Where is the cheapest place to order lucky dog bumpers? White and Orange. I have hexa bumbers but I want to try Lucky dog or maybe Newman and Bennett. I like the fact they may be a little softer.


----------



## Old School Labs (May 17, 2006)

This seems to be the best buy, especially when a quanity is ordered.

http://www.gundogsupply.com/


----------



## Guest (Mar 10, 2008)

Well the price break is definitely not at 12. I just puchased a dozen and no one offered a discount.


----------



## sandyriver (Feb 24, 2008)

I have ordered from Lion Country Supply www.lcsupply.com in the past and they have quite an assortment of bumpers & DDFT's with reasonable prices. Neuman & Bennett $4.95-5.95 each (something like that) depending on size but does not include the rope. You can get those for .75 each. However, I just buy rope at my local hardware store and since I canoe a lot I tend to get floating nylon in bright colors that can come in handy for other uses. The bright orange rope on my black white bumpers sure saved me from losing a few in the snow drifts this last winter


----------



## DUCK DGS (Nov 29, 2007)

I like the Neumann & Bennetts. They hold up well in freezing weather and are very durable. They also offer seconds at a good price.

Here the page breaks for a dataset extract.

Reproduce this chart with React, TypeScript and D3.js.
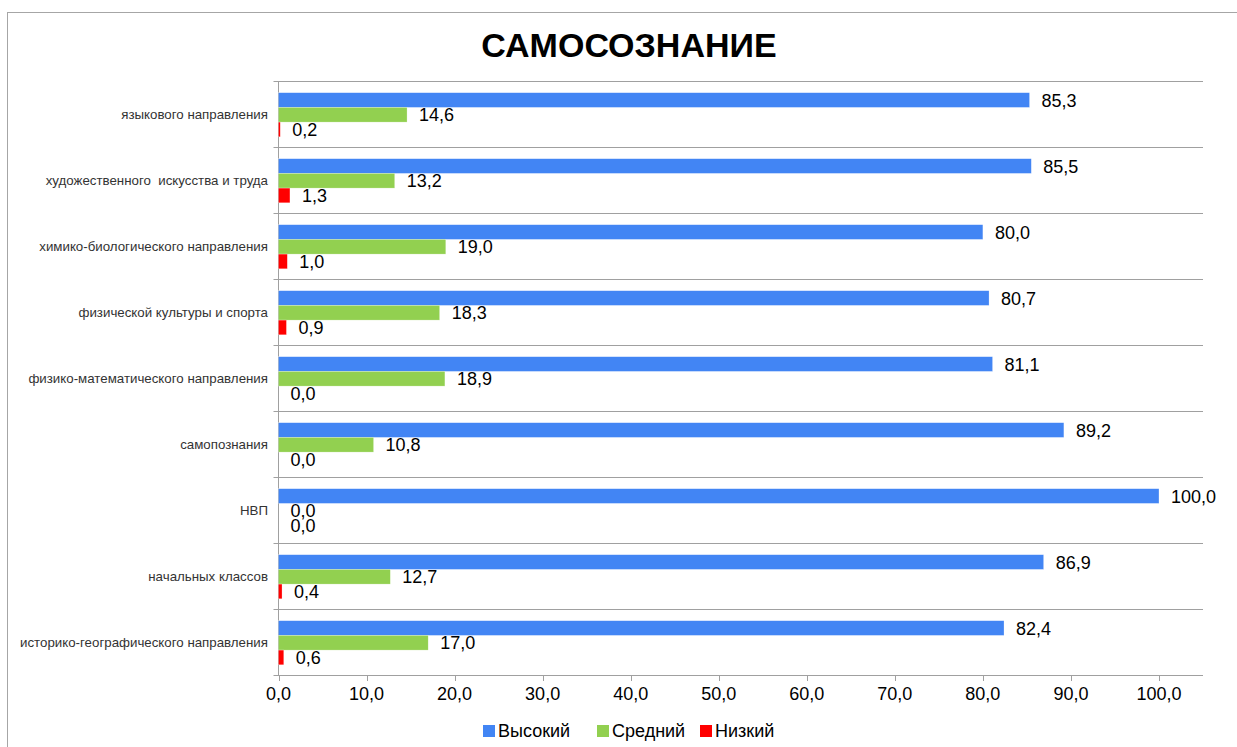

http://www.decoy1.com/dummies.htm

Sue


----------



## TANK (Oct 25, 2007)

I order my lucky dogs from DogsAfield and get there throw ropes their the best I have found. When you order 6 or more the price changes to $3.79 and $4.99.The throw ropes are .75 and worth every penny IMHO. The same with Lion Country, as for Gundog supply they are about .09 cheaper on the small and .14 on the big ones as singles and give a free throw rope. Shipping is about the same all in who you want to spend your money with!!! I have talked with Mr. Day several times and he is alway a Gentleman and eager to talk and will make any problem right if within his power. Therefore I don't mind the extra $$$change$$$.


----------